A few days ago, one of NASA’s most advanced scientific balloons sprung a leak just one day after it was launched in Antarctica. The balloon, carrying the Compton Spectrometer and Imager (COSI), a gamma-ray telescope, was brought back down to Earth on December 30th, 350 miles away from McMurdo Station in Antarctica.

Scientists working on the COSI project hope to recover the instrument, and launch again whenever they can. As Nature noted the COSI team hasn’t fared too well with their ballooning endeavors, one crashed in Australia in 2010 and in 2013, the government shutdown shelved launch plans.

But it isn’t all doom-and-gloom for NASA’s scientific balloons. Another mission, ANITA-III (Antarctic Impulsive Transient Antenna-III) launched successfully on December 17. ANITA-III, all 4,601 pounds of her, was carried aloft by a zero-pressure balloon. COSI, on the other hand, was carried up towards the sky in a super pressure balloon. Unlike other scientific balloons, the super pressure balloon was specially designed to stay afloat for months at a time at a more or less consistent altitude. Standard balloons, like the zero-pressure ballon, tend to rise or sink as the gas in them heats up during the day or cools down at night.

“Super pressure balloons are going to be a real game-changer for conducting scientific investigations in the near-space environment,” Debbie Fairbrother, Chief of NASA’s Balloon Program Office said in a statement after ANITA-III launched earlier this month. The super pressure balloon was supposed to stay aloft with COSI for 100 days, smashing through the record for a scientific balloon flight (55 days for a normal balloon, 54 for a super pressure balloon.)

Even if the latest setback means that the game hasn’t changed quite yet, that doesn’t mean that people aren’t working on it. The Columbia Scientific Balloon Facility is NASA’s balloon-base, and it launches scientific balloons all over the world, including the ones that just launched in Antarctica. Just like it’s spacecraft endeavors, NASA is contracting out balloon work to private companies. Back in November, NASA awarded a contract worth up to $186,293,071 million to Orbital Sciences. In exchange, Orbital Sciences will operate the facilities at CBF, and help design and launch scientific balloons at a bunch of NASA locations.
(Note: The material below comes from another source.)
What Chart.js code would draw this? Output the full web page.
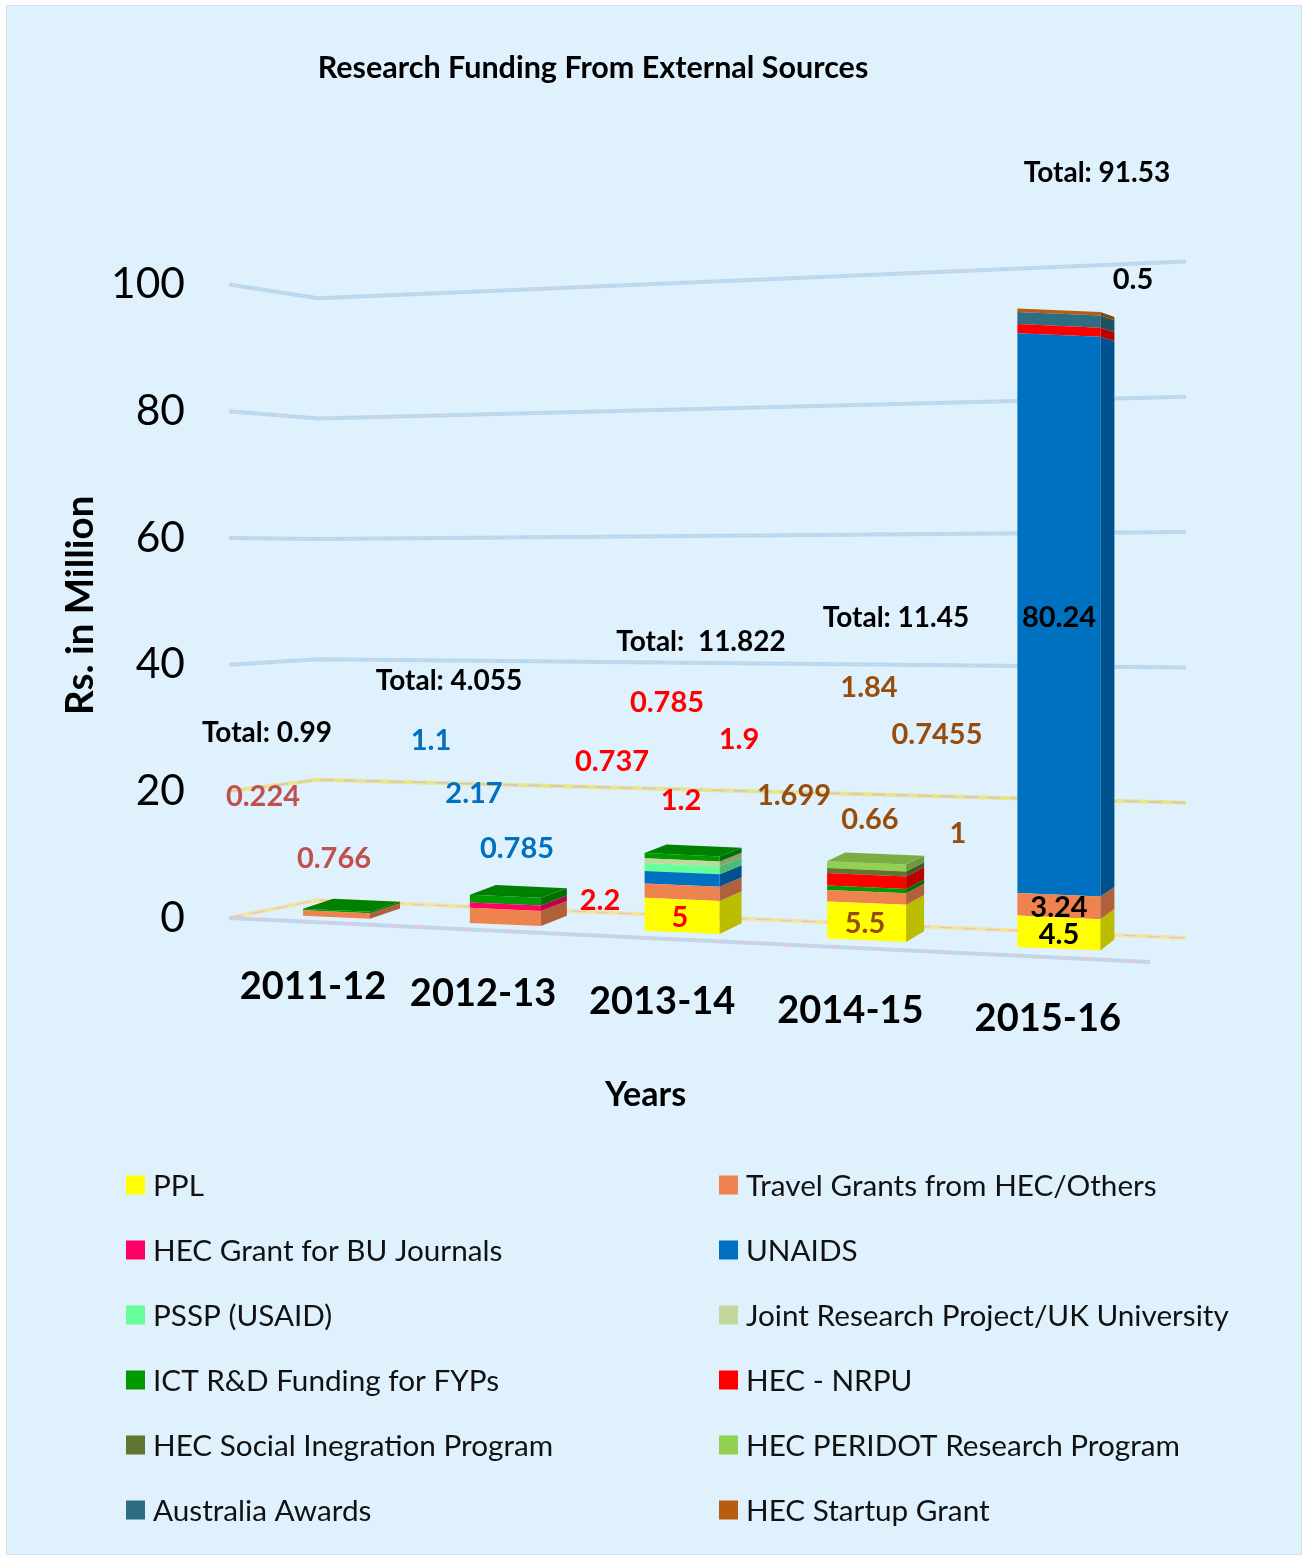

But NASA’s ballooning ambitions aren’t just limited to high-tech balloons–they’re also exploring the idea of developing airships. Airships are large craft that are like balloons or zeppelins, and would be capable of either hovering over a single spot for long periods of time, or it could be moved to follow weather events like a hurricane from above. Unlike balloons, airships have power, which means they can be steered–a valuable feature for any floating object.

Airships remain a distant dream–in classic bureaucratic form, the submission period for discussing a possible airship-designing challenge ended on December 1. We’ll check back in if they decide to actually have the challenge, but in the meantime, we’ll keep our fingers crossed that the next balloon launch goes off without a hitch.